Is $c$ isomorphic to $c_0$?

Question

I want to prove that $c(k)$ and $c_0(k)$ are isomorphic.
It is easy to find a linear map $u$ given by $u(\lbrace x_k\rbrace)=\lbrace x_k-\lim x_k\rbrace \in c_0(k)$, and show that this is a surjection.
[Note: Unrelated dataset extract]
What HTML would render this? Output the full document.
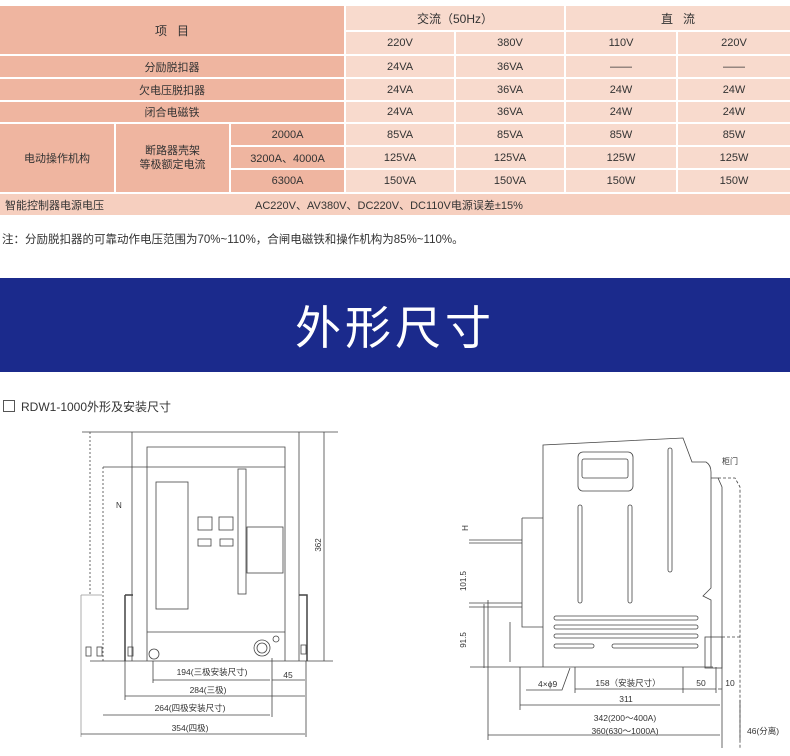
<!DOCTYPE html>
<html><head><meta charset="utf-8"><style>
body{margin:0;width:790px;height:756px;background:#fff;position:relative;overflow:hidden;font-family:"Liberation Sans","Noto Sans CJK SC",sans-serif;}
.c{position:absolute;display:flex;align-items:center;justify-content:center;font-size:11px;color:#333;box-sizing:border-box;}
.d{background:#efb5a0}.l{background:#f8dacd}
</style></head><body>
<div class="c d" style="left:0;top:6px;width:344px;height:48px;font-size:12px">项&nbsp;&nbsp;&nbsp;目</div>
<div class="c l" style="left:346px;top:6px;width:218px;height:24px;font-size:12px">交流（50Hz）</div>
<div class="c l" style="left:566px;top:6px;width:224px;height:24px;font-size:12px">直&nbsp;&nbsp;&nbsp;流</div>
<div class="c l" style="left:346px;top:32px;width:108px;height:22px">220V</div>
<div class="c l" style="left:456px;top:32px;width:108px;height:22px">380V</div>
<div class="c l" style="left:566px;top:32px;width:110px;height:22px">110V</div>
<div class="c l" style="left:678px;top:32px;width:112px;height:22px">220V</div>

<div class="c d" style="left:0;top:56px;width:344px;height:21px">分励脱扣器</div>
<div class="c l" style="left:346px;top:56px;width:108px;height:21px">24VA</div>
<div class="c l" style="left:456px;top:56px;width:108px;height:21px">36VA</div>
<div class="c l" style="left:566px;top:56px;width:110px;height:21px">——</div>
<div class="c l" style="left:678px;top:56px;width:112px;height:21px">——</div>

<div class="c d" style="left:0;top:79px;width:344px;height:21px">欠电压脱扣器</div>
<div class="c l" style="left:346px;top:79px;width:108px;height:21px">24VA</div>
<div class="c l" style="left:456px;top:79px;width:108px;height:21px">36VA</div>
<div class="c l" style="left:566px;top:79px;width:110px;height:21px">24W</div>
<div class="c l" style="left:678px;top:79px;width:112px;height:21px">24W</div>

<div class="c d" style="left:0;top:102px;width:344px;height:20px">闭合电磁铁</div>
<div class="c l" style="left:346px;top:102px;width:108px;height:20px">24VA</div>
<div class="c l" style="left:456px;top:102px;width:108px;height:20px">36VA</div>
<div class="c l" style="left:566px;top:102px;width:110px;height:20px">24W</div>
<div class="c l" style="left:678px;top:102px;width:112px;height:20px">24W</div>

<div class="c d" style="left:0;top:124px;width:114px;height:68px">电动操作机构</div>
<div class="c d" style="left:116px;top:124px;width:113px;height:68px;line-height:14px;text-align:center">断路器壳架<br>等极额定电流</div>
<div class="c d" style="left:231px;top:124px;width:113px;height:21px">2000A</div>
<div class="c d" style="left:231px;top:147px;width:113px;height:21px">3200A、4000A</div>
<div class="c d" style="left:231px;top:170px;width:113px;height:22px">6300A</div>
<div class="c l" style="left:346px;top:124px;width:108px;height:21px">85VA</div>
<div class="c l" style="left:456px;top:124px;width:108px;height:21px">85VA</div>
<div class="c l" style="left:566px;top:124px;width:110px;height:21px">85W</div>
<div class="c l" style="left:678px;top:124px;width:112px;height:21px">85W</div>
<div class="c l" style="left:346px;top:147px;width:108px;height:21px">125VA</div>
<div class="c l" style="left:456px;top:147px;width:108px;height:21px">125VA</div>
<div class="c l" style="left:566px;top:147px;width:110px;height:21px">125W</div>
<div class="c l" style="left:678px;top:147px;width:112px;height:21px">125W</div>
<div class="c l" style="left:346px;top:170px;width:108px;height:22px">150VA</div>
<div class="c l" style="left:456px;top:170px;width:108px;height:22px">150VA</div>
<div class="c l" style="left:566px;top:170px;width:110px;height:22px">150W</div>
<div class="c l" style="left:678px;top:170px;width:112px;height:22px">150W</div>

<div class="c" style="left:0;top:194px;width:790px;height:21px;background:#f6cfbf"></div>
<div class="c" style="left:5px;top:194px;height:21px;justify-content:flex-start">智能控制器电源电压</div>
<div class="c" style="left:255px;top:194px;height:21px;justify-content:flex-start">AC220V、AV380V、DC220V、DC110V电源误差±15%</div>

<div class="c" style="left:2px;top:229px;height:20px;font-size:11.5px;justify-content:flex-start">注：分励脱扣器的可靠动作电压范围为70%~110%，合闸电磁铁和操作机构为85%~110%。</div>

<div class="c" style="left:0;top:278px;width:790px;height:94px;background:#1b2a8c;color:#fff;font-size:46px;letter-spacing:4px">外形尺寸</div>

<div class="c" style="left:3px;top:397px;height:18px;font-size:12px;justify-content:flex-start"><span style="display:inline-block;width:10px;height:10px;border:1px solid #555;margin-right:6px"></span>RDW1-1000外形及安装尺寸</div>

<svg style="position:absolute;left:0;top:0" width="790" height="756" font-family="Liberation Sans,Noto Sans CJK SC,sans-serif" font-size="8.5" fill="none" stroke="#444" stroke-width="0.8">
<!-- left drawing -->
<path d="M90 432V595M103 467V661" stroke-dasharray="2,2"/>
<path d="M132 432H299V661M132 432V661M82 432H132M299 432H338"/>
<path d="M147 661V447H285V661M103 467H285M147 632H285"/>
<rect x="156" y="482" width="32" height="127"/>
<rect x="198" y="517" width="14" height="13"/><rect x="219" y="517" width="14" height="13"/>
<rect x="198" y="539" width="13" height="7"/><rect x="220" y="539" width="13" height="7"/>
<rect x="238" y="469" width="8" height="125"/>
<rect x="247" y="527" width="36" height="46"/>
<circle cx="154" cy="654" r="5"/><circle cx="262" cy="648" r="8"/><circle cx="262" cy="648" r="5"/><circle cx="276" cy="639" r="3"/>
<path d="M125 595V661M125 595H133M299 595H307V661" stroke-width="1.5"/>
<rect x="128" y="647" width="5" height="9"/><rect x="301" y="645" width="5" height="9"/>
<rect x="86" y="647" width="5" height="9"/><rect x="97" y="647" width="5" height="9"/>
<path d="M81 595V737M81 595H102" stroke="#999"/>
<path d="M90 661H333M324 432V661"/>
<path d="M153 661V683M153 680H270M272 658V717M272 680H305M306 661V737M125 661V700M125 696H305M103 715H270M81 734H305"/>
<!-- right drawing -->
<path d="M543 667V445L683 438L692 462H706Q711 465 711 472V588L703 596L711 600V667"/>
<path d="M543 667H713M522 518H543M522 518V627H543M522 540H469M522 543H469M522 603H469M522 607H469"/>
<path d="M510 622V662M484 604V668M470 667H543"/>
<rect x="578" y="452" width="55" height="39" rx="5"/><rect x="582" y="459" width="46" height="19" rx="2"/>
<rect x="578" y="505" width="4" height="98" rx="2"/><rect x="628" y="505" width="4" height="98" rx="2"/><rect x="668" y="448" width="4" height="124" rx="2"/>
<rect x="554" y="616" width="144" height="4" rx="2"/><rect x="554" y="625" width="144" height="4" rx="2"/><rect x="554" y="634" width="144" height="4" rx="2"/>
<rect x="554" y="644" width="40" height="4" rx="2"/><rect x="612" y="644" width="86" height="4" rx="2"/>
<rect x="705" y="637" width="17" height="31"/>
<path d="M711 478H718L722 487V748"/>
<path d="M718 478H735L740 487V748M722 637H740" stroke-dasharray="3,2"/>
<path d="M575 667V693M683 667V693M716 667V693M575 689H683M683 689H716M718 689H722M520 705H720M520 667V710M488 600V740M488 735H720M740 700V740"/>
<path d="M570 668L562 690H526"/>
</svg>
<svg style="position:absolute;left:0;top:0" width="790" height="756" font-family="Liberation Sans,Noto Sans CJK SC,sans-serif" font-size="8.5" fill="#333">
<text x="116" y="508" font-size="8">N</text>
<text transform="translate(321,545) rotate(-90)" text-anchor="middle" font-size="8">362</text>
<text x="212" y="675" text-anchor="middle">194(三极安装尺寸)</text>
<text x="288" y="678" text-anchor="middle">45</text>
<text x="208" y="693" text-anchor="middle">284(三极)</text>
<text x="190" y="711" text-anchor="middle">264(四极安装尺寸)</text>
<text x="190" y="731" text-anchor="middle">354(四极)</text>
<text transform="translate(468,528) rotate(-90)" text-anchor="middle" font-size="8">H</text>
<text transform="translate(466,581) rotate(-90)" text-anchor="middle" font-size="8">101.5</text>
<text transform="translate(466,640) rotate(-90)" text-anchor="middle" font-size="8">91.5</text>
<text x="538" y="687">4×ϕ9</text>
<text x="628" y="686" text-anchor="middle">158（安装尺寸）</text>
<text x="701" y="686" text-anchor="middle">50</text>
<text x="730" y="686" text-anchor="middle">10</text>
<text x="626" y="702" text-anchor="middle">311</text>
<text x="625" y="721" text-anchor="middle">342(200～400A)</text>
<text x="625" y="734" text-anchor="middle">360(630～1000A)</text>
<text x="747" y="734">46(分离)</text>
<text x="722" y="464" font-size="8">柜门</text>
</svg>
</body></html>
But I couldn't find the constants $\alpha ,\beta$ such that $\alpha \|x_n\|_{\sup}\leq\|u(x_n)\|_{\sup}\leq\beta\|x_n\|_{\sup}$, here $k$ is in $\mathbb{R}$ or $\mathbb{C}$.
Any help is welcome.

Answer 1

No, there is no $\alpha > 0$ satisfying the inequality for all sequences $\{x_n\}$. To see, this consider the case when the ${x_n}$ are positive real numbers converging to 0 and $k$ is a positive real constant, and for convenience, let $x = \|x_n\|_{\sup}$, then $\| x_n + k \|_{\sup} = x + k$. So your inequality becomes for $\{x_n + k\}, \alpha(x + k) \le x$. Therefore $(\alpha - 1)x +\alpha k \le 0$. By letting $k \gg x$, we see that this would require $\alpha \le 0$.